WHAT TO DO: Output each entry that follows exactly. Images stay out.
========================================================================
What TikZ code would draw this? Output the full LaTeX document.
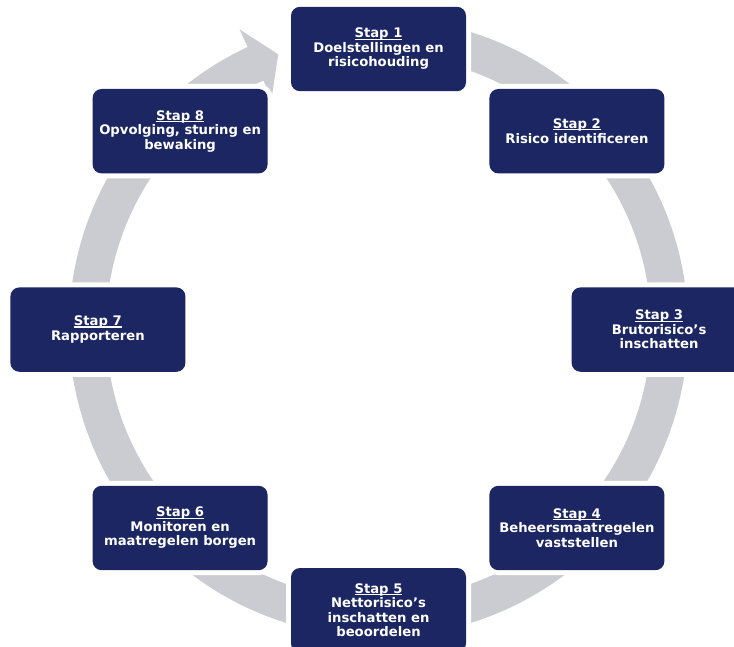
\documentclass[tikz,border=0pt]{standalone}
\usepackage{fontspec}
\setmainfont{DejaVu Sans}
\definecolor{navy}{RGB}{27,38,98}
\definecolor{ringgray}{RGB}{203,204,209}
\newcommand\stapul[1]{\setbox0\hbox{#1}\rlap{\rule[-1.7pt]{\wd0}{1.1pt}}\box0}
\begin{document}
\begin{tikzpicture}[x=1pt,y=1pt,
  stepbox/.style={fill=navy, rounded corners=9pt, minimum width=175pt,
    minimum height=84.4pt, inner sep=0pt, align=center, text=white,
    font=\fontsize{13.2}{14.5}\selectfont\bfseries,
    preaction={draw=white, line width=10pt}}]
\useasboundingbox (0,0) rectangle (734,-647);
\fill[white] (0,0) rectangle (734,-647);
\begin{scope}[shift={(378.5,-327.5)}]
  \fill[ringgray] (115:309.5) arc[start angle=115,end angle=450,radius=309.5]
    -- (450:272.5) arc[start angle=450,end angle=115,radius=272.5]
    -- (115:253) -- (110.15:291) -- (115:329) -- cycle;
\end{scope}
\node[stepbox] (s1) at (378.5,-49.0) {\stapul{Stap 1}\\Doelstellingen en\\risicohouding};
\node[stepbox] (s2) at (576.9,-131.2) {\stapul{Stap 2}\\Risico identificeren};
\node[stepbox] (s3) at (659.1,-329.6) {\stapul{Stap 3}\\Brutorisico’s\\inschatten};
\node[stepbox] (s4) at (576.9,-528.0) {\stapul{Stap 4}\\Beheersmaatregelen\\vaststellen};
\node[stepbox] (s5) at (378.5,-610.2) {\stapul{Stap 5}\\Nettorisico’s\\inschatten en\\beoordelen};
\node[stepbox] (s6) at (180.1,-528.0) {\stapul{Stap 6}\\Monitoren en\\maatregelen borgen};
\node[stepbox] (s7) at (97.9,-329.6) {\stapul{Stap 7}\\Rapporteren};
\node[stepbox] (s8) at (180.1,-131.2) {\stapul{Stap 8}\\Opvolging, sturing en\\bewaking};
\end{tikzpicture}
\end{document}
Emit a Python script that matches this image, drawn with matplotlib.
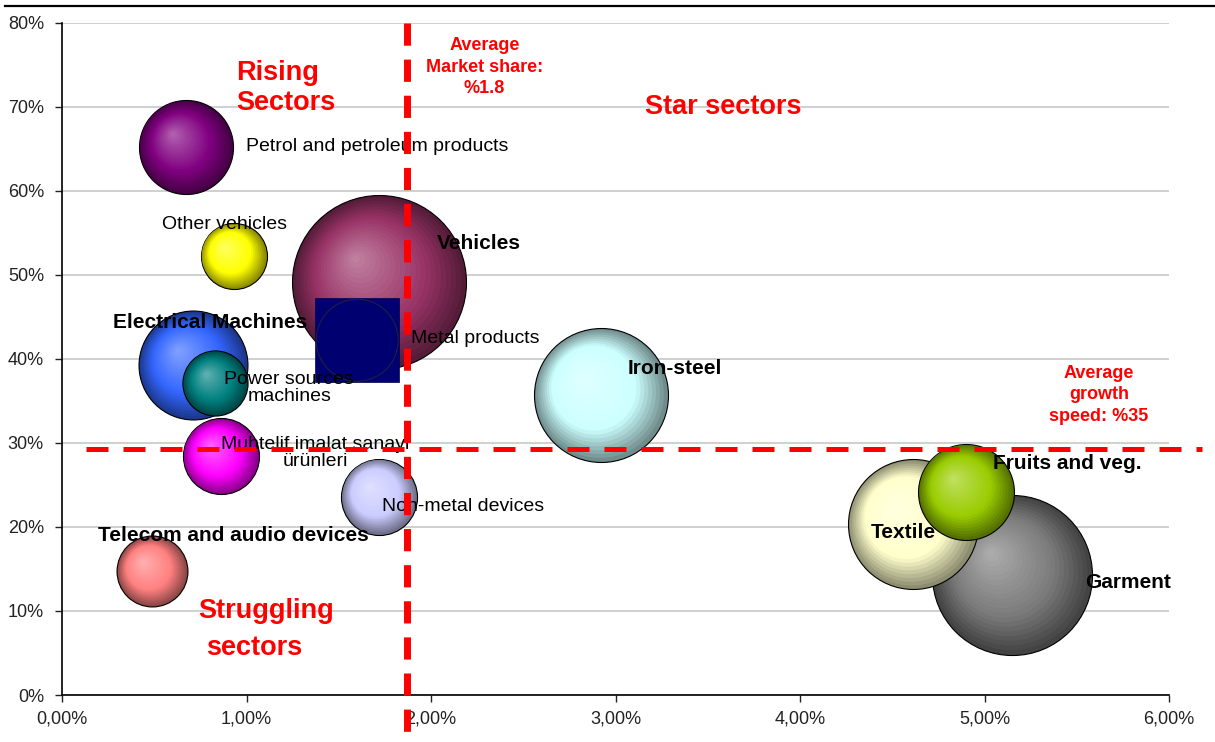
========================================================================
RESPONSE TO THIS TASK:
What TikZ code would draw this? Output the full LaTeX document.
\documentclass[tikz,border=0pt]{standalone}
\usepackage{fontspec}
\setmainfont{DejaVu Sans}
\definecolor{navy}{RGB}{27,38,98}
\definecolor{ringgray}{RGB}{203,204,209}
\newcommand\stapul[1]{\setbox0\hbox{#1}\rlap{\rule[-1.7pt]{\wd0}{1.1pt}}\box0}
\begin{document}
\begin{tikzpicture}[x=1pt,y=1pt,
  stepbox/.style={fill=navy, rounded corners=9pt, minimum width=175pt,
    minimum height=84.4pt, inner sep=0pt, align=center, text=white,
    font=\fontsize{13.2}{14.5}\selectfont\bfseries,
    preaction={draw=white, line width=10pt}}]
\useasboundingbox (0,0) rectangle (734,-647);
\fill[white] (0,0) rectangle (734,-647);
\begin{scope}[shift={(378.5,-327.5)}]
  \fill[ringgray] (115:309.5) arc[start angle=115,end angle=450,radius=309.5]
    -- (450:272.5) arc[start angle=450,end angle=115,radius=272.5]
    -- (115:253) -- (110.15:291) -- (115:329) -- cycle;
\end{scope}
\node[stepbox] (s1) at (378.5,-49.0) {\stapul{Stap 1}\\Doelstellingen en\\risicohouding};
\node[stepbox] (s2) at (576.9,-131.2) {\stapul{Stap 2}\\Risico identificeren};
\node[stepbox] (s3) at (659.1,-329.6) {\stapul{Stap 3}\\Brutorisico’s\\inschatten};
\node[stepbox] (s4) at (576.9,-528.0) {\stapul{Stap 4}\\Beheersmaatregelen\\vaststellen};
\node[stepbox] (s5) at (378.5,-610.2) {\stapul{Stap 5}\\Nettorisico’s\\inschatten en\\beoordelen};
\node[stepbox] (s6) at (180.1,-528.0) {\stapul{Stap 6}\\Monitoren en\\maatregelen borgen};
\node[stepbox] (s7) at (97.9,-329.6) {\stapul{Stap 7}\\Rapporteren};
\node[stepbox] (s8) at (180.1,-131.2) {\stapul{Stap 8}\\Opvolging, sturing en\\bewaking};
\end{tikzpicture}
\end{document}
Emit a Python script that matches this image, drawn with matplotlib.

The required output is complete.